At the recent QCon London conference, Hien Luu, senior engineering manager for the Machine Learning Platform at DoorDash, delivered a talk on "Strategies and Principles to Scale and Evolve MLOps at DoorDash." Luu shared insights on how to overcome the challenge of ML systems not adding value to production, which is a common issue faced by companies. In his talk, Luu outlined three key principles that have proven effective in addressing this challenge at DoorDash.
Luu started his talk by highlighting that according to Gartner, 85% of Machine Learning (ML) projects fail. This is largely caused by them not hitting production, and he emphasized that ML models have zero Return on Investment (ROI) until they are in production. MLOps should be seen as an engineering discipline, and adopting the right strategies is crucial for building a successful MLOps infrastructure from scratch.
The AI Infrastructure Alliance provides a helpful blueprint for successful MLOps based on four key factors: use cases, culture, technology, and people.
Focusing on the use case, or "the game you are playing," is essential for understanding the critical aspects of your ML project. Collaborating with stakeholders and decision-makers is crucial in this process. It might also involve dealing with issues such as fairness, biases, and explainability of the predictions. It is also important to understand the company culture. Companies may differ in their approach to projects, either being innovative, collaborative, results-driven, traditional, customer-focused, or inclusive. Identifying the expectations for progress and adapting to the company culture enables smoother implementation of MLOps strategies.
Naturally, the technology used plays a significant role in MLOps, and it is essential to identify any hidden tech debt surrounding the systems. Assessing the maturity level of all dependencies helps in making informed decisions. This should be combined with the previous point, where people and technology ideally are aligned to reach the desired impact. Involving stakeholders in the infrastructure planning and maintaining effective communication patterns ensures that the MLOps strategy aligns with the organization's needs and goals.
Hien Luu shared three core principles at DoorDash that have been instrumental in scaling and evolving MLOps, ensuring the success of ML systems in production. These principles are "Dream Big, Start Small," "1% Better Every Day," and "Customer Obsession." Each principle highlights a specific approach that has driven DoorDash's MLOps success.
1. Dream Big, Start Small: this principle emphasizes the need for a clear vision and ambitious goals while also focusing on progress and impact through incremental improvements. By starting small, companies can make steady progress and achieve their grand vision over time.

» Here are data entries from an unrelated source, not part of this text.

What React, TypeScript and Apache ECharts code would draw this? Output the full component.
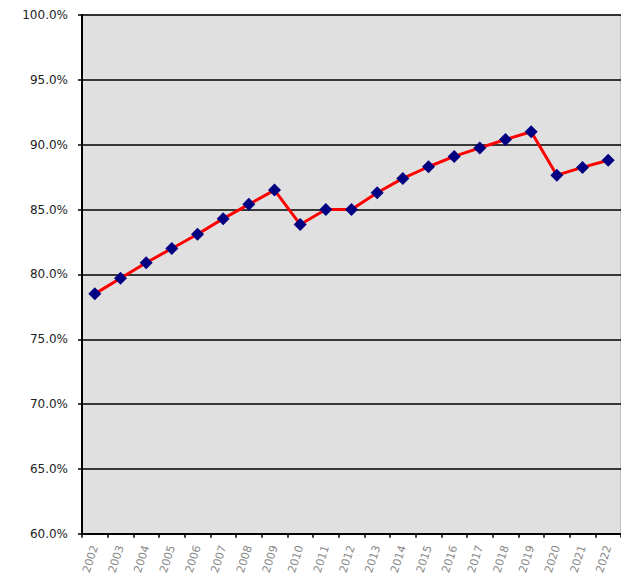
import React, { useEffect, useRef } from "react";
import * as echarts from "echarts";

const years = ["2002","2003","2004","2005","2006","2007","2008","2009","2010","2011","2012","2013","2014","2015","2016","2017","2018","2019","2020","2021","2022"];
const values = [78.5, 79.7, 80.9, 82.0, 83.1, 84.3, 85.4, 86.5, 83.85, 85.0, 85.0, 86.3, 87.4, 88.3, 89.1, 89.75, 90.4, 91.0, 87.65, 88.25, 88.8];
const yMin = 60;
const yMax = 100;
const yStep = 5;

export default function App() {
  const ref = useRef<HTMLDivElement>(null);
  useEffect(() => {
    const chart = echarts.init(ref.current!, null, { renderer: "svg" });
    chart.setOption({
      animation: false,
      backgroundColor: "#ffffff",
      grid: {
        left: 74,
        top: 7,
        width: 540,
        height: 522,
        show: true,
        backgroundColor: "#e0e0e0",
        borderColor: "#a0a0a0",
        borderWidth: 1,
      },
      xAxis: {
        type: "category",
        data: years,
        boundaryGap: true,
        axisLine: { lineStyle: { color: "#000", width: 2 } },
        axisTick: { show: true, length: 4, lineStyle: { color: "#000", width: 1.5 }, alignWithLabel: false },
        axisLabel: {
          rotate: 72,
          color: "#888",
          fontSize: 11,
          fontFamily: "DejaVu Sans, Verdana, sans-serif",
          margin: 12,
          interval: 0,
        },
        splitLine: { show: false },
      },
      yAxis: {
        type: "value",
        min: yMin,
        max: yMax,
        interval: yStep,
        axisLine: { show: true, lineStyle: { color: "#000", width: 2 } },
        axisTick: { show: true, length: 4, lineStyle: { color: "#000", width: 1.5 } },
        axisLabel: {
          formatter: (v: number) => v.toFixed(1) + "%",
          color: "#222",
          fontSize: 12,
          fontFamily: "DejaVu Sans, Verdana, sans-serif",
          margin: 14,
        },
        splitLine: { show: true, lineStyle: { color: "#000", width: 1.5 } },
      },
      series: [
        {
          type: "line",
          data: values,
          symbol: "diamond",
          symbolSize: 13,
          itemStyle: { color: "#000080" },
          lineStyle: { color: "#ff0000", width: 3 },
        },
      ],
    });
    return () => chart.dispose();
  }, []);
  return <div ref={ref} style={{ width: 613, height: 569 }} />;
}
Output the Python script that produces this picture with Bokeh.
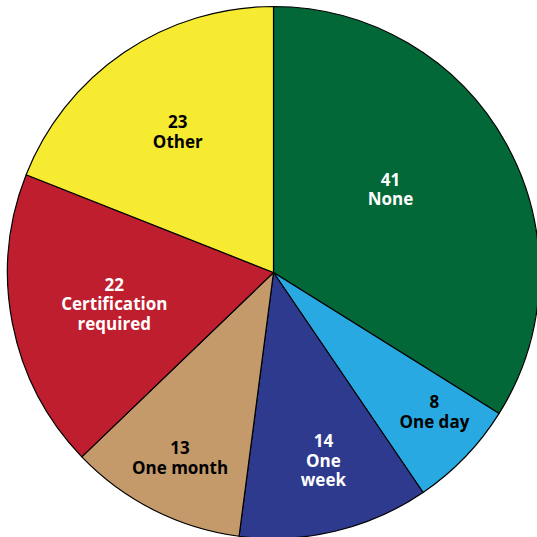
import math
from bokeh.plotting import figure
from bokeh.models import Range1d, ColumnDataSource
from bokeh.core.properties import value
from bokeh.embed import file_html
from bokeh.resources import INLINE

# Data
categories = ["None", "One day", "One week", "One month", "Certification required", "Other"]
values = [41, 8, 14, 13, 22, 23]
label_texts = ["41\nNone", "8\nOne day", "14\nOne\nweek", "13\nOne month", "22\nCertification\nrequired", "23\nOther"]

# Styles
colors = ["#036837", "#29A9E1", "#2D3A8E", "#C49A6A", "#BE1E2D", "#F6EB31"]
text_colors = ["white", "black", "white", "black", "white", "black"]
label_r = [0.54, 0.80, 0.73, 0.78, 0.61, 0.64]
label_dtheta = [-6.5, -3.0, -1.5, 0.0, 0.0, 0.0]

R = 266
W = H = 537
CX, CY = 273, 272  # pie centre in pixels from top-left

total = sum(values)
starts, ends, lx, ly = [], [], [], []
cum = 0
for v, rf, dt in zip(values, label_r, label_dtheta):
    a0 = cum / total * 2 * math.pi
    cum += v
    a1 = cum / total * 2 * math.pi
    starts.append(math.pi / 2 - a0)
    ends.append(math.pi / 2 - a1)
    mid = (a0 + a1) / 2 + math.radians(dt)
    lx.append(rf * R * math.sin(mid))
    ly.append(rf * R * math.cos(mid))

src = ColumnDataSource(dict(start=starts, end=ends, color=colors, cat=categories))
lsrc = ColumnDataSource(dict(x=lx, y=ly, text=label_texts, tc=text_colors))

p = figure(width=W, height=H, output_backend="svg", toolbar_location=None,
           x_range=Range1d(-CX, W - CX), y_range=Range1d(-(H - CY), CY),
           min_border=0)
p.axis.visible = False
p.grid.visible = False
p.outline_line_color = None
p.background_fill_color = "white"
p.border_fill_color = "white"

p.wedge(x=0, y=0, radius=R, start_angle="start", end_angle="end", direction="clock",
        fill_color="color", line_color="black", line_width=1.2, source=src)

p.text(x="x", y="y", text="text", text_color="tc", source=lsrc,
       text_font=value("Open Sans"), text_font_style="bold", text_font_size="17px",
       text_align="center", text_baseline="middle", text_line_height=0.86)

open("out.html", "w").write(file_html(p, INLINE))
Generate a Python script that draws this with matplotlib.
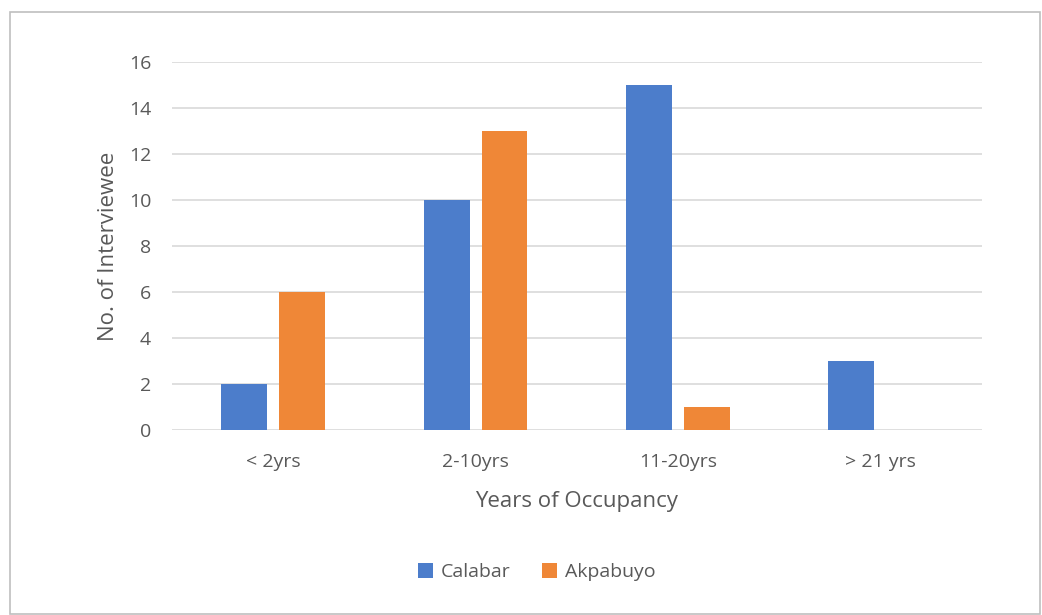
import numpy as np
import matplotlib
matplotlib.use("Agg")
import matplotlib.pyplot as plt
from matplotlib.patches import Rectangle

categories = ["< 2yrs", "2-10yrs", "11-20yrs", "> 21 yrs"]
calabar = [2, 10, 15, 3]
akpabuyo = [6, 13, 1, 0]

BLUE = "#4c7dcb"
ORANGE = "#ef8737"
TEXT = "#595959"

plt.rcParams["font.family"] = ["Open Sans", "DejaVu Sans"]

fig = plt.figure(figsize=(10.42, 6.15), dpi=100)
ax = fig.add_axes([0.165, 0.301, 0.777, 0.598])

x = np.arange(len(categories))
width = 0.227
offset = 0.143
ax.bar(x - offset, calabar, width, color=BLUE, label="Calabar", zorder=3)
ax.bar(x + offset, akpabuyo, width, color=ORANGE, label="Akpabuyo", zorder=3)

ax.set_xlim(-0.5, len(categories) - 0.5)
ax.set_ylim(0, 16)
ax.set_yticks(range(0, 17, 2))
ax.set_xticks(x)
ax.set_xticklabels(categories)
ax.tick_params(axis="both", length=0, labelsize=14, colors=TEXT)
ax.tick_params(axis="y", pad=15)
ax.tick_params(axis="x", pad=17)
ax.grid(axis="y", color="#d9d9d9", linewidth=1.2, zorder=0)
for side in ["top", "right", "left", "bottom"]:
    ax.spines[side].set_visible(False)

ax.set_xlabel("Years of Occupancy", fontsize=16, color=TEXT, labelpad=14)
ax.set_ylabel("No. of Interviewee", fontsize=16, color=TEXT, labelpad=7)

fig.legend(loc="center", bbox_to_anchor=(0.515, 0.07), ncol=2, frameon=False,
           fontsize=14, labelcolor=TEXT, handlelength=0.8, handleheight=0.8,
           handletextpad=0.4, columnspacing=1.6)

fig.patches.append(Rectangle((10 / 1042, 0.002), 1030 / 1042, 1 - 12 / 615 - 0.002,
                             transform=fig.transFigure, fill=False,
                             edgecolor="#bfbfbf", linewidth=1.2))

fig.savefig("out.png", dpi=100)
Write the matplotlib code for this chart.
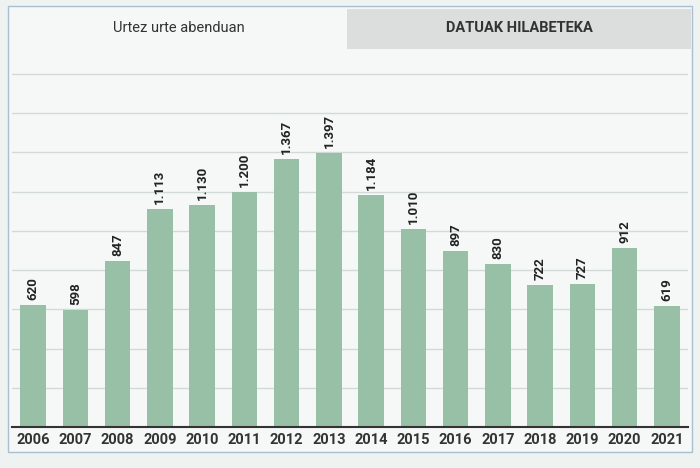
import matplotlib.pyplot as plt
from matplotlib.patches import Rectangle

years = ['2006', '2007', '2008', '2009', '2010', '2011', '2012', '2013',
         '2014', '2015', '2016', '2017', '2018', '2019', '2020', '2021']
values = [620, 598, 847, 1113, 1130, 1200, 1367, 1397,
          1184, 1010, 897, 830, 722, 727, 912, 619]
tab_labels = ['Urtez urte abenduan', 'DATUAK HILABETEKA']

def fmt(v):
    return f'{v:,}'.replace(',', '.')

bg = '#f5f8f6'
fig = plt.figure(figsize=(7, 4.68), dpi=100, facecolor='#eef3f2')

# outer frame and tabs (behind the axes)
fig.patches.append(Rectangle((8/700, 1-452/468), 684/700, 446/468, transform=fig.transFigure,
                             facecolor=bg, edgecolor='#a9bfd0', lw=1, zorder=-2))
fig.patches.append(Rectangle((347/700, 1-49/468), 344/700, 40/468, transform=fig.transFigure,
                             facecolor='#dcdedd', edgecolor='none', zorder=-1))
fig.text(179/700, 1-28/468, tab_labels[0], ha='center', va='center', fontsize=10.5,
         family='Roboto', color='#333333')
fig.text(519/700, 1-28/468, tab_labels[1], ha='center', va='center', fontsize=10.5,
         family='Roboto', weight='bold', color='#333333')

ax = fig.add_axes([12/700, 1-427/468, 676/700, 377/468])
ax.set_facecolor(bg)
x = range(len(years))
ax.bar(x, values, width=0.6, color='#97c0a6', zorder=2)
for i, v in zip(x, values):
    ax.text(i, v + 25, fmt(v), rotation=90, ha='center', va='bottom', fontsize=9.5,
            family='Roboto', weight='bold', color='#222222')
ax.set_xlim(-0.5, len(years) - 0.5)
ax.set_ylim(0, 1922)
ax.set_yticks(range(0, 1801, 200))
ax.yaxis.grid(True, color='#d2dad8', lw=1, zorder=0)
ax.set_axisbelow(True)
ax.tick_params(axis='y', left=False, labelleft=False)
ax.tick_params(axis='x', length=0, pad=4)
ax.set_xticks(list(x))
ax.set_xticklabels(years, fontsize=10.5, family='Roboto', weight='bold', color='#333333')
for s in ['top', 'right', 'left']:
    ax.spines[s].set_visible(False)
ax.spines['bottom'].set_color('#333333')
ax.spines['bottom'].set_linewidth(1.5)

fig.savefig('out.png', dpi=100, facecolor=fig.get_facecolor())
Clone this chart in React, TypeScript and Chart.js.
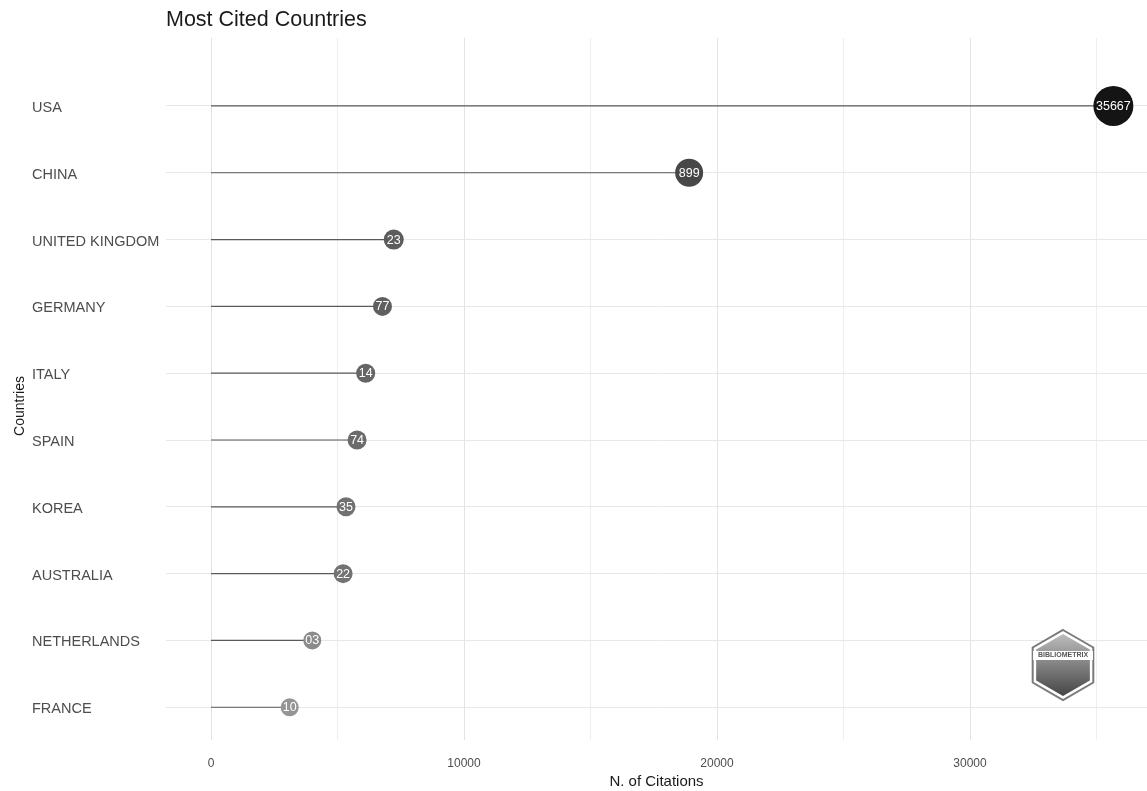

2. 1% Better Every Day: Luu shared a real-world example of how DoorDash has embraced this principle. They adopted Redis for feature storage and moved from storing each attribute separately to storing each piece of information as a JSON string, forming a whole profile. They developed a method to minimize the number of encoded bits in the key and value, resulting in reduced CPU time and memory usage. This led to a 3x cost reduction and a 38% latency reduction. Their experience is documented in a blog post titled "Building a Gigascale ML Feature Store with Redis". Constantly striving for small improvements each day can lead to significant overall enhancements in the MLOps infrastructure.
3. Customer Obsession: This principle stresses the importance of not only listening to your customers but also inventing on their behalf. DoorDash believes in delighting customers with "French fry moments," which refers to surprising customers with something they don't expect. By being genuinely obsessed with customer satisfaction, companies can create MLOps strategies and systems that truly cater to their users' needs and improve their overall experience.
During Luu's talk, attendees raised questions regarding the use of existing tooling and aligning stakeholders. Luu recommended considering existing solutions before building a custom tool, citing examples such as Triton or Bento. As for aligning stakeholders, Luu emphasized the importance of understanding their goals and the desired impact on the company.
In conclusion, Luu shared three principles at the QCon London conference to scale and evolve your MLOps projects. By following the three principles of "Dream Big, Start Small," "1% Better Every Day," and "Customer Obsession," as well as considering existing tools and aligning stakeholders, companies can significantly enhance the success of their ML systems in production.